Provided data
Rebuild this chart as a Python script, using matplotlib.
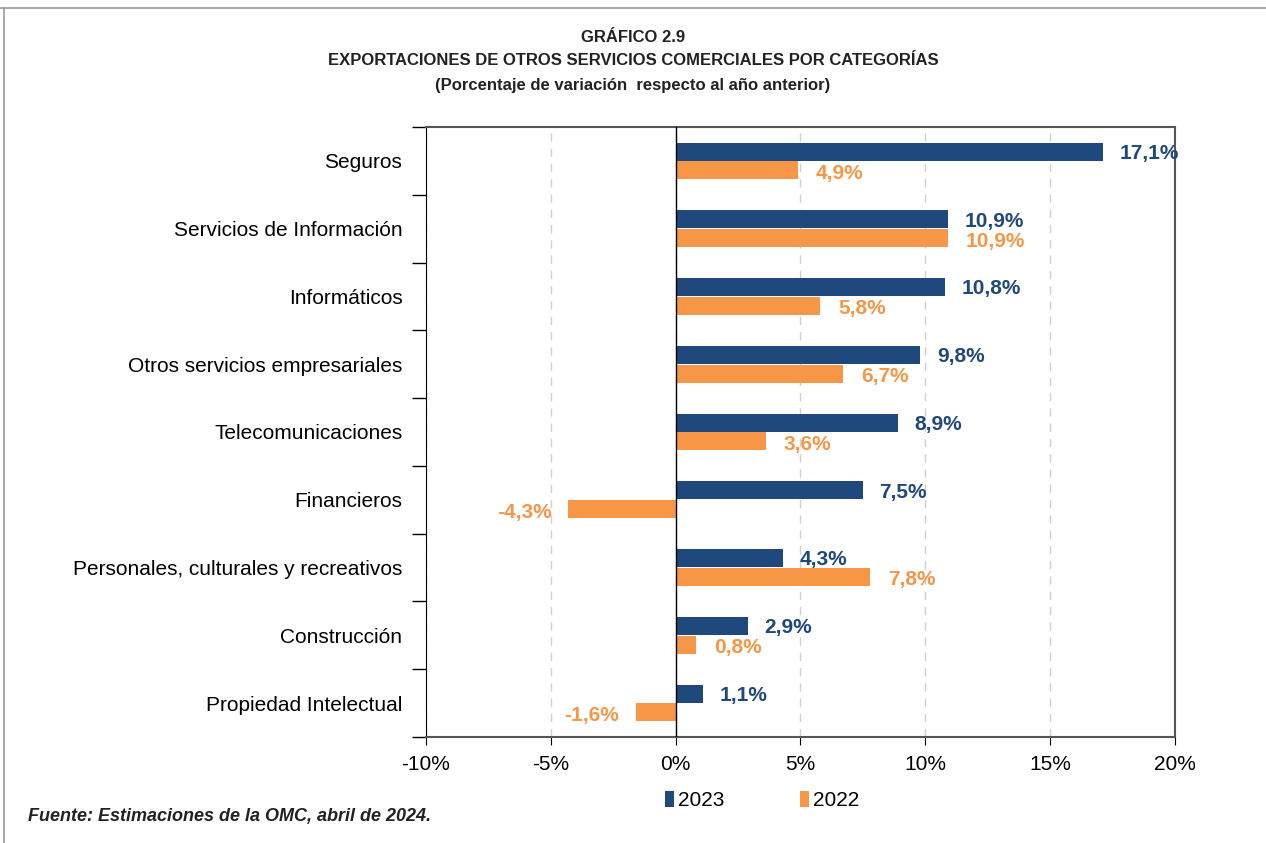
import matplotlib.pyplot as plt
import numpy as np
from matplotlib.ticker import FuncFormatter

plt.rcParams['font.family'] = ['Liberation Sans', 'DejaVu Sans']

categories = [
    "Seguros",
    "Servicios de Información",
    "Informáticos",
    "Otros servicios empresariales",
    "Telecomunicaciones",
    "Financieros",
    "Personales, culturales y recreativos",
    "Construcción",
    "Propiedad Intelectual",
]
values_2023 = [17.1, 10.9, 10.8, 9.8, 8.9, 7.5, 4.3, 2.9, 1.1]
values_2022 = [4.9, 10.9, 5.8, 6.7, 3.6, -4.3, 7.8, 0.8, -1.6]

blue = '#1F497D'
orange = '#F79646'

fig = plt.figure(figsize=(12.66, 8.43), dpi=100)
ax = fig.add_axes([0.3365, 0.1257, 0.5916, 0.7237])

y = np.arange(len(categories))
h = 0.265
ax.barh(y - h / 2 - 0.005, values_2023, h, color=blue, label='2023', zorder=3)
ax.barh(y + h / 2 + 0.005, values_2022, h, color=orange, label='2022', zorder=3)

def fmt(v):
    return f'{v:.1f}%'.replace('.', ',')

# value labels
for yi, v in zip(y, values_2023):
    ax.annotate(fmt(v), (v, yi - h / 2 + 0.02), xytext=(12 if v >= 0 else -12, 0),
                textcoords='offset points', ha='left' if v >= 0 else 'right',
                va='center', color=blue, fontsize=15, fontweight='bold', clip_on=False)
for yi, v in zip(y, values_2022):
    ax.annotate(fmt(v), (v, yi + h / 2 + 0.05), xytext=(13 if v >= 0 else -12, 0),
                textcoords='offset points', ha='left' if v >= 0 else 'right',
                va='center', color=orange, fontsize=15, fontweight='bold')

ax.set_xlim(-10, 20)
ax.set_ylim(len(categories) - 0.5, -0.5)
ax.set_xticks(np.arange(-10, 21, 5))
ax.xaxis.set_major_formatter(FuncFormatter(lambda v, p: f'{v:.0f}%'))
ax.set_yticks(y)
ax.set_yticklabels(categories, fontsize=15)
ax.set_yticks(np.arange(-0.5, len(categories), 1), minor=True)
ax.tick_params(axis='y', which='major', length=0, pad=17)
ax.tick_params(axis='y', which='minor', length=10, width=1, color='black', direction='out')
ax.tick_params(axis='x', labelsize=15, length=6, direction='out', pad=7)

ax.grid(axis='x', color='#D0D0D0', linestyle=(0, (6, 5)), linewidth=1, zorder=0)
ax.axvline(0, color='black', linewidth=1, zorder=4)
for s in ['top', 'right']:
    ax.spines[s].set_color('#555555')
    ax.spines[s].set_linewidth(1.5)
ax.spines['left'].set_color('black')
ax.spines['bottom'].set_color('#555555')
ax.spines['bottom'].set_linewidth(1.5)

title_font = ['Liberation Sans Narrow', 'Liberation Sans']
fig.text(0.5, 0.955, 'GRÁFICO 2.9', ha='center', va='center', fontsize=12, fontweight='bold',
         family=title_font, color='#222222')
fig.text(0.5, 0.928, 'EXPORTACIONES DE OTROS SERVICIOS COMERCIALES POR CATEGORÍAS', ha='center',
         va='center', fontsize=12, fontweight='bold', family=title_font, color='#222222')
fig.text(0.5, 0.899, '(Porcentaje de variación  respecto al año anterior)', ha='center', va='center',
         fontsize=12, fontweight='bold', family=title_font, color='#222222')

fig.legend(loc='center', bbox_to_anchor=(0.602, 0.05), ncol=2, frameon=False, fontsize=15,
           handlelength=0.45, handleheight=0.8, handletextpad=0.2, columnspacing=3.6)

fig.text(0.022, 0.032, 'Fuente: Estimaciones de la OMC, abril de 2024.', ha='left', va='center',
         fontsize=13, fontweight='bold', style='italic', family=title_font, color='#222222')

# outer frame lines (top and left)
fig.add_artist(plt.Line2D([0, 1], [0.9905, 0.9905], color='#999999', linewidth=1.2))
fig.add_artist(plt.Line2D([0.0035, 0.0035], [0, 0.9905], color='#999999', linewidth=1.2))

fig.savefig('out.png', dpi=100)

Request
Output the data above without changes, apart from leaving out the pictures.

Right answer
Rebuild this chart as a Python script, using matplotlib.
import matplotlib.pyplot as plt
import numpy as np
from matplotlib.ticker import FuncFormatter

plt.rcParams['font.family'] = ['Liberation Sans', 'DejaVu Sans']

categories = [
    "Seguros",
    "Servicios de Información",
    "Informáticos",
    "Otros servicios empresariales",
    "Telecomunicaciones",
    "Financieros",
    "Personales, culturales y recreativos",
    "Construcción",
    "Propiedad Intelectual",
]
values_2023 = [17.1, 10.9, 10.8, 9.8, 8.9, 7.5, 4.3, 2.9, 1.1]
values_2022 = [4.9, 10.9, 5.8, 6.7, 3.6, -4.3, 7.8, 0.8, -1.6]

blue = '#1F497D'
orange = '#F79646'

fig = plt.figure(figsize=(12.66, 8.43), dpi=100)
ax = fig.add_axes([0.3365, 0.1257, 0.5916, 0.7237])

y = np.arange(len(categories))
h = 0.265
ax.barh(y - h / 2 - 0.005, values_2023, h, color=blue, label='2023', zorder=3)
ax.barh(y + h / 2 + 0.005, values_2022, h, color=orange, label='2022', zorder=3)

def fmt(v):
    return f'{v:.1f}%'.replace('.', ',')

# value labels
for yi, v in zip(y, values_2023):
    ax.annotate(fmt(v), (v, yi - h / 2 + 0.02), xytext=(12 if v >= 0 else -12, 0),
                textcoords='offset points', ha='left' if v >= 0 else 'right',
                va='center', color=blue, fontsize=15, fontweight='bold', clip_on=False)
for yi, v in zip(y, values_2022):
    ax.annotate(fmt(v), (v, yi + h / 2 + 0.05), xytext=(13 if v >= 0 else -12, 0),
                textcoords='offset points', ha='left' if v >= 0 else 'right',
                va='center', color=orange, fontsize=15, fontweight='bold')

ax.set_xlim(-10, 20)
ax.set_ylim(len(categories) - 0.5, -0.5)
ax.set_xticks(np.arange(-10, 21, 5))
ax.xaxis.set_major_formatter(FuncFormatter(lambda v, p: f'{v:.0f}%'))
ax.set_yticks(y)
ax.set_yticklabels(categories, fontsize=15)
ax.set_yticks(np.arange(-0.5, len(categories), 1), minor=True)
ax.tick_params(axis='y', which='major', length=0, pad=17)
ax.tick_params(axis='y', which='minor', length=10, width=1, color='black', direction='out')
ax.tick_params(axis='x', labelsize=15, length=6, direction='out', pad=7)

ax.grid(axis='x', color='#D0D0D0', linestyle=(0, (6, 5)), linewidth=1, zorder=0)
ax.axvline(0, color='black', linewidth=1, zorder=4)
for s in ['top', 'right']:
    ax.spines[s].set_color('#555555')
    ax.spines[s].set_linewidth(1.5)
ax.spines['left'].set_color('black')
ax.spines['bottom'].set_color('#555555')
ax.spines['bottom'].set_linewidth(1.5)

title_font = ['Liberation Sans Narrow', 'Liberation Sans']
fig.text(0.5, 0.955, 'GRÁFICO 2.9', ha='center', va='center', fontsize=12, fontweight='bold',
         family=title_font, color='#222222')
fig.text(0.5, 0.928, 'EXPORTACIONES DE OTROS SERVICIOS COMERCIALES POR CATEGORÍAS', ha='center',
         va='center', fontsize=12, fontweight='bold', family=title_font, color='#222222')
fig.text(0.5, 0.899, '(Porcentaje de variación  respecto al año anterior)', ha='center', va='center',
         fontsize=12, fontweight='bold', family=title_font, color='#222222')

fig.legend(loc='center', bbox_to_anchor=(0.602, 0.05), ncol=2, frameon=False, fontsize=15,
           handlelength=0.45, handleheight=0.8, handletextpad=0.2, columnspacing=3.6)

fig.text(0.022, 0.032, 'Fuente: Estimaciones de la OMC, abril de 2024.', ha='left', va='center',
         fontsize=13, fontweight='bold', style='italic', family=title_font, color='#222222')

# outer frame lines (top and left)
fig.add_artist(plt.Line2D([0, 1], [0.9905, 0.9905], color='#999999', linewidth=1.2))
fig.add_artist(plt.Line2D([0.0035, 0.0035], [0, 0.9905], color='#999999', linewidth=1.2))

fig.savefig('out.png', dpi=100)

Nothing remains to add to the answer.